WORK INSTRUCTIONS: Return precisely the span of lines from the top of the material below to the line containing "const yTicks = [5, 0, -5, -10, -15, -20, -25, -30];", both included. Pictures are excluded.

_ _ _ _

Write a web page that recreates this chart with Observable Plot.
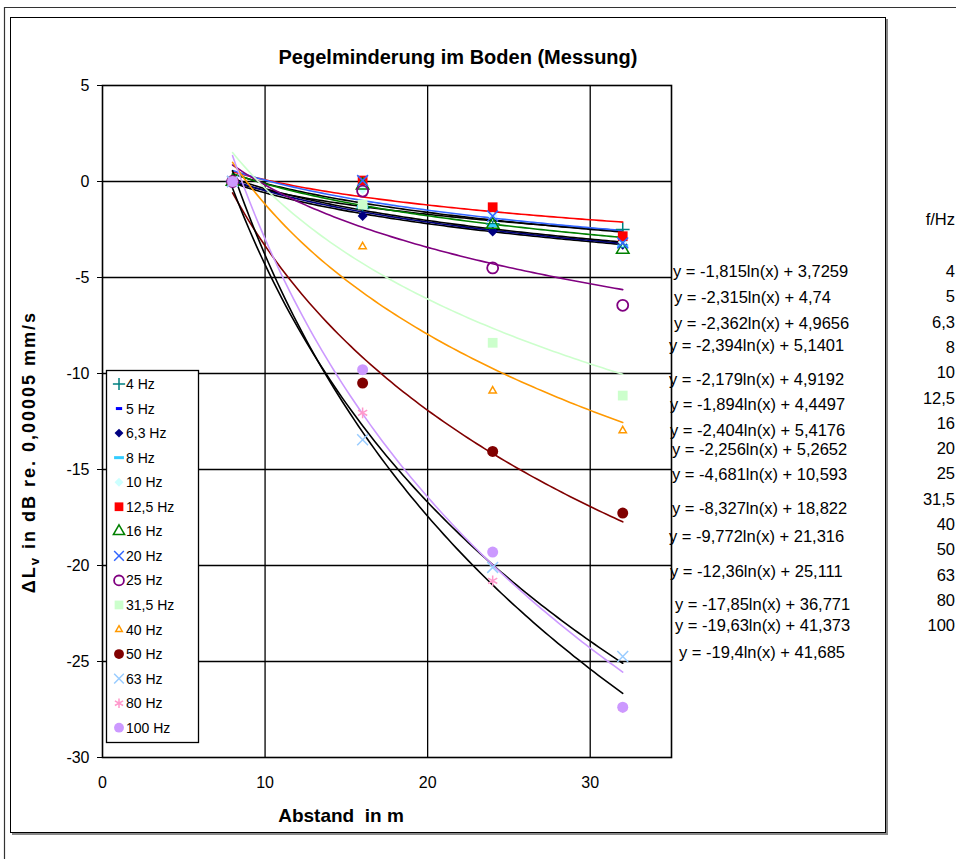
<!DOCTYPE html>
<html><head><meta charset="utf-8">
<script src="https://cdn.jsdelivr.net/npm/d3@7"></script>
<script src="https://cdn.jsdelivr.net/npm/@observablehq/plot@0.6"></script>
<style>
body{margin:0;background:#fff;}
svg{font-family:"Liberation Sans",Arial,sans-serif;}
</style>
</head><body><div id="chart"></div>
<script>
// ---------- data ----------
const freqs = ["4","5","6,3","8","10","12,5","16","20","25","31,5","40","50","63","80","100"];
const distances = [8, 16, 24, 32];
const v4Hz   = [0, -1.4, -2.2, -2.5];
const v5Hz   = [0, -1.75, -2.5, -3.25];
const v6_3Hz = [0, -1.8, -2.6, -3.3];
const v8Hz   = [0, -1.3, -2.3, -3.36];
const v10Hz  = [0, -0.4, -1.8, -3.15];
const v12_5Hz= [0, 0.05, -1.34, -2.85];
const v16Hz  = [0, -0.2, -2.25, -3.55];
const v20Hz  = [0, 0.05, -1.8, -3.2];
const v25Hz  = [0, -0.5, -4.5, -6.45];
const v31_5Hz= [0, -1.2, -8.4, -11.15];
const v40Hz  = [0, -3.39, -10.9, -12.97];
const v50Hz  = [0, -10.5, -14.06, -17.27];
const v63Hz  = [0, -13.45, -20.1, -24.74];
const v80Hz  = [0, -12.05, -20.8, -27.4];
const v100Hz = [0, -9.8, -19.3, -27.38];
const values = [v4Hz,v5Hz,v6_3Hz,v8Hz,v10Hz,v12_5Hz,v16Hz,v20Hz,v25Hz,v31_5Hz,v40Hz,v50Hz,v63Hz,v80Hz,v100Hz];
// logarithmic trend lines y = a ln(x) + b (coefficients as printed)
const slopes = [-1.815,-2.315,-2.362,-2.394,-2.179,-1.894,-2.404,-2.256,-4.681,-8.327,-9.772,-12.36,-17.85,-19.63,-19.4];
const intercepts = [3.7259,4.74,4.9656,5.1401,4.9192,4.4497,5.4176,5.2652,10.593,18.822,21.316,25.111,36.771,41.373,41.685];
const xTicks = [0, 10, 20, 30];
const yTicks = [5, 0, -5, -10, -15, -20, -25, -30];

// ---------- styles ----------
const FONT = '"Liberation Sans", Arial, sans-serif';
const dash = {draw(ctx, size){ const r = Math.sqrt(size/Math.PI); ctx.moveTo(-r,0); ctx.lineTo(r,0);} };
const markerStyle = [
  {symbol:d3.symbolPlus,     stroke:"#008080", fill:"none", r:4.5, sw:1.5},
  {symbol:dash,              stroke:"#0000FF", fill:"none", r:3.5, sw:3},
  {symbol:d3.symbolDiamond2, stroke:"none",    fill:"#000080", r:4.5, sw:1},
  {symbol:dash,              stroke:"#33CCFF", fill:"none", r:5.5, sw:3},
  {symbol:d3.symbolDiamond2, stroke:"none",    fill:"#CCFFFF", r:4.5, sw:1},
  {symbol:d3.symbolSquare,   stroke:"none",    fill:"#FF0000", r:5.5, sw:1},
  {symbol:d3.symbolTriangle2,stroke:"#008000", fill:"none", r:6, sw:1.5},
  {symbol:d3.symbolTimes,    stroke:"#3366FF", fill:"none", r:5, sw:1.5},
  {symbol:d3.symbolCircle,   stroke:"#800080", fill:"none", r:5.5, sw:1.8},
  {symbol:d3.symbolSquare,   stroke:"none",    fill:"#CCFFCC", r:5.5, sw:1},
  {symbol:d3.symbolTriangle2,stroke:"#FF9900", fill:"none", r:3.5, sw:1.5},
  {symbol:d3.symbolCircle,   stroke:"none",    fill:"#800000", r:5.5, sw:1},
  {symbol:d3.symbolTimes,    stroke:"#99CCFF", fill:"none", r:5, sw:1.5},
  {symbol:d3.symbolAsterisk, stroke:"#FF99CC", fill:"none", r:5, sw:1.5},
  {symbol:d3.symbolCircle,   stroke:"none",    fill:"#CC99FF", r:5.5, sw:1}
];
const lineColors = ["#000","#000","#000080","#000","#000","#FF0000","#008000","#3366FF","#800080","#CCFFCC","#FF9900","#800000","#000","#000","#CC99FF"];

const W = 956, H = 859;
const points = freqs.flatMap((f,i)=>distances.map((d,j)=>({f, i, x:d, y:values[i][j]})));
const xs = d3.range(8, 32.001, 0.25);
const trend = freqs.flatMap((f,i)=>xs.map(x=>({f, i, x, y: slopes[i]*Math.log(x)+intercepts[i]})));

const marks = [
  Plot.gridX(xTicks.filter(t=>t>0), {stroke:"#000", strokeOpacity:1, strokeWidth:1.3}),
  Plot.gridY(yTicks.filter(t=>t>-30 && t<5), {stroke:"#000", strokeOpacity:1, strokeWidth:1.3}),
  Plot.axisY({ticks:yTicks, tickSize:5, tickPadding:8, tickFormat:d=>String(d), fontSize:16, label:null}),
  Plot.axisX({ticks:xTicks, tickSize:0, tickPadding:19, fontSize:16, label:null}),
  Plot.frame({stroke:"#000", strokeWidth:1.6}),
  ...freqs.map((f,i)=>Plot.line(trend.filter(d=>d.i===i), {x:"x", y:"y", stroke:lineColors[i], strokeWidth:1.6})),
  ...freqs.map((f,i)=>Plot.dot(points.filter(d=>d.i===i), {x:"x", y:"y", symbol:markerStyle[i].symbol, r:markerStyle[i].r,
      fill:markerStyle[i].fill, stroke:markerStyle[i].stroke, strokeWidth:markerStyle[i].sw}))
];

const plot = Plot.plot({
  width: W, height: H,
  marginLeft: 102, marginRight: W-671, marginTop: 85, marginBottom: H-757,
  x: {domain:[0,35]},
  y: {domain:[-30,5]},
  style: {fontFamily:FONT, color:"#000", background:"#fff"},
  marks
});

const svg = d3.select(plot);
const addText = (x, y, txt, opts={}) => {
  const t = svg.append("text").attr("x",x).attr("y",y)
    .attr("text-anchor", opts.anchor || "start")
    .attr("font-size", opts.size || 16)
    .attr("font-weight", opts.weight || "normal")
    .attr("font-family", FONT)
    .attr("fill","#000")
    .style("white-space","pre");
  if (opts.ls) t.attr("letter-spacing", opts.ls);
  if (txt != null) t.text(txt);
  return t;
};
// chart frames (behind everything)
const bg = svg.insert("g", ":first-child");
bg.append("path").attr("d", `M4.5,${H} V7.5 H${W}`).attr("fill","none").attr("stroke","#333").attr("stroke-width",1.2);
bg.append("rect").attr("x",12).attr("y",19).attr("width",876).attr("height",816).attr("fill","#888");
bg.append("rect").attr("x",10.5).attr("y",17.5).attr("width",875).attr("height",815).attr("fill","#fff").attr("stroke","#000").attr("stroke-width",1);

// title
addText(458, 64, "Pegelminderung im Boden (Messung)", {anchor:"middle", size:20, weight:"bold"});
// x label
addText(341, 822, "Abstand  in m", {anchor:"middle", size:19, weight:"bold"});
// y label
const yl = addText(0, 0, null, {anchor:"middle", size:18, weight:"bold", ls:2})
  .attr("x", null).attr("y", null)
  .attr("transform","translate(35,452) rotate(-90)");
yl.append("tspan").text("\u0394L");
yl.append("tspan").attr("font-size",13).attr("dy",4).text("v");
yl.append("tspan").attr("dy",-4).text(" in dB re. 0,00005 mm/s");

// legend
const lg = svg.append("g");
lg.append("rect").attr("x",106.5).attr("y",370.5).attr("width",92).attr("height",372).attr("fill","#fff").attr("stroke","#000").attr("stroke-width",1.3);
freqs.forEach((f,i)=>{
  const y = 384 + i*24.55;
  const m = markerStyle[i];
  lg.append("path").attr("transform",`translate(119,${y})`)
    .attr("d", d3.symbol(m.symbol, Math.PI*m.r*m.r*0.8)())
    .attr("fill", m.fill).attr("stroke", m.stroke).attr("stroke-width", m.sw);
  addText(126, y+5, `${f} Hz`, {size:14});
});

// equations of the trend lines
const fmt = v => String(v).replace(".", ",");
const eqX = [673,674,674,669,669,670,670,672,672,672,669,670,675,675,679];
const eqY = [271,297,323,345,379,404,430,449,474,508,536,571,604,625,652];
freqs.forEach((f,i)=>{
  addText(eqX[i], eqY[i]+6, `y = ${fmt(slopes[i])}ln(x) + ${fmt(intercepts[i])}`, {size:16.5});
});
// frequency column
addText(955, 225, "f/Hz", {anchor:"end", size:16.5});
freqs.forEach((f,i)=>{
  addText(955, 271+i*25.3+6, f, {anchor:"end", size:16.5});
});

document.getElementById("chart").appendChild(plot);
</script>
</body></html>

_ _ _ _

THE RESULT:
Write a web page that recreates this chart with Observable Plot.
<!DOCTYPE html>
<html><head><meta charset="utf-8">
<script src="https://cdn.jsdelivr.net/npm/d3@7"></script>
<script src="https://cdn.jsdelivr.net/npm/@observablehq/plot@0.6"></script>
<style>
body{margin:0;background:#fff;}
svg{font-family:"Liberation Sans",Arial,sans-serif;}
</style>
</head><body><div id="chart"></div>
<script>
// ---------- data ----------
const freqs = ["4","5","6,3","8","10","12,5","16","20","25","31,5","40","50","63","80","100"];
const distances = [8, 16, 24, 32];
const v4Hz   = [0, -1.4, -2.2, -2.5];
const v5Hz   = [0, -1.75, -2.5, -3.25];
const v6_3Hz = [0, -1.8, -2.6, -3.3];
const v8Hz   = [0, -1.3, -2.3, -3.36];
const v10Hz  = [0, -0.4, -1.8, -3.15];
const v12_5Hz= [0, 0.05, -1.34, -2.85];
const v16Hz  = [0, -0.2, -2.25, -3.55];
const v20Hz  = [0, 0.05, -1.8, -3.2];
const v25Hz  = [0, -0.5, -4.5, -6.45];
const v31_5Hz= [0, -1.2, -8.4, -11.15];
const v40Hz  = [0, -3.39, -10.9, -12.97];
const v50Hz  = [0, -10.5, -14.06, -17.27];
const v63Hz  = [0, -13.45, -20.1, -24.74];
const v80Hz  = [0, -12.05, -20.8, -27.4];
const v100Hz = [0, -9.8, -19.3, -27.38];
const values = [v4Hz,v5Hz,v6_3Hz,v8Hz,v10Hz,v12_5Hz,v16Hz,v20Hz,v25Hz,v31_5Hz,v40Hz,v50Hz,v63Hz,v80Hz,v100Hz];
// logarithmic trend lines y = a ln(x) + b (coefficients as printed)
const slopes = [-1.815,-2.315,-2.362,-2.394,-2.179,-1.894,-2.404,-2.256,-4.681,-8.327,-9.772,-12.36,-17.85,-19.63,-19.4];
const intercepts = [3.7259,4.74,4.9656,5.1401,4.9192,4.4497,5.4176,5.2652,10.593,18.822,21.316,25.111,36.771,41.373,41.685];
const xTicks = [0, 10, 20, 30];
const yTicks = [5, 0, -5, -10, -15, -20, -25, -30];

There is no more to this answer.